Lorde Pens Emotional Message About Turning 20 — and Her Upcoming Album

Lorde incited awe and envy among those of us who look back on our teenage writing and realize that not even the best producers around could morph it into a song that wasn’t direly embarrassing, let alone make it into a strikingly thoughtful meditation on the nature of adolescence. She made Pure Heroine when she was just 16 years old, and now, at 20 (today’s her birthday), she’s readying another album — and freaking out (in a very contemplative manner) on Facebook about the social emphasis placed on the transition between decades.

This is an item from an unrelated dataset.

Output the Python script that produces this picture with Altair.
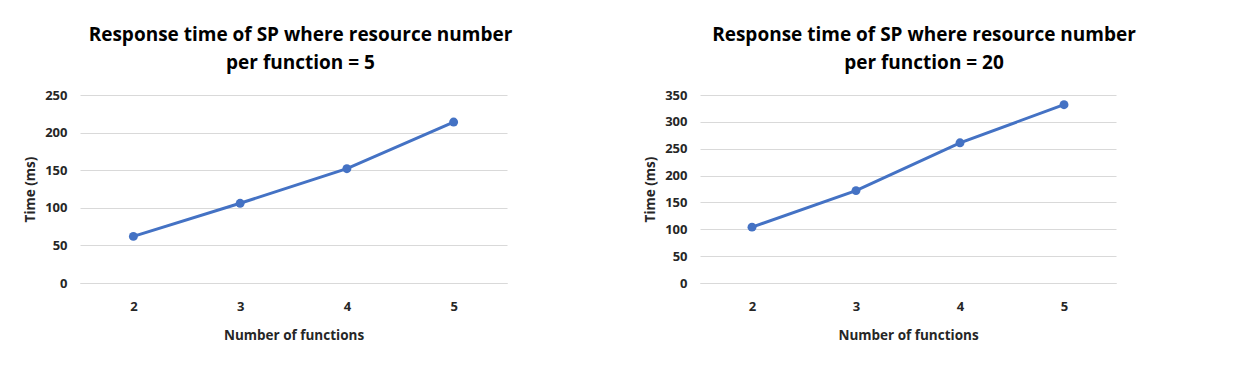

She discusses her yet-unnamed album, as well as that first LP. Pure Heroine itself boasted a startling amount of perspective about adolescence — particularly for someone still in the midst of it — and in her Facebook message, she shows a equal amount of perspective…about the perspective of the album. She writes about that stage in her life:

I was 16 when most of us met. Can you believe it? I laugh thinking about that me now – that glossy idiot god, princess of her childhood streets, handmade and ugly and sure of herself. All my life I’ve been obsessed with adolescence, drunk on it. Even when I was little, I knew that teenagers sparkled. I knew they knew something children didn’t know, and adults ended up forgetting…Since 13 I’ve spent my life building this giant teenage museum, mausoleum maybe, dutifully wolfishly writing every moment down, and repeating it all back like folklore. And now there isn’t any more of it… Pure Heroine was my way of enshrining our teenage glory, putting it up in lights forever so that part of me never dies.

She talks about life following Pure Heroine, forgetting her very early celebrity and getting out of the album release cycle enough to retreat inward a bit, and having a “colossal” last year in which she “maxed out every single emotion” — which she then reveals will be the subject of her upcoming album:

My heart broke. I moved out of home and into the city and I made new friends and started to realize that no-one is just good or bad, that everyone is both. I started to discover in a profound, scary, blood-aching way who I was when I was alone, what I did when I did things only for myself. I was reckless and graceless and terrifying and tender.

She says she’s working on the record about all this, now, in New York, and also says that the lyrics are the “best she’s written in her life.” These paragraphs weren’t some lead up to a sudden, surprise-album drop: she says realistically it won’t be ready “tomorrow, or even next month.”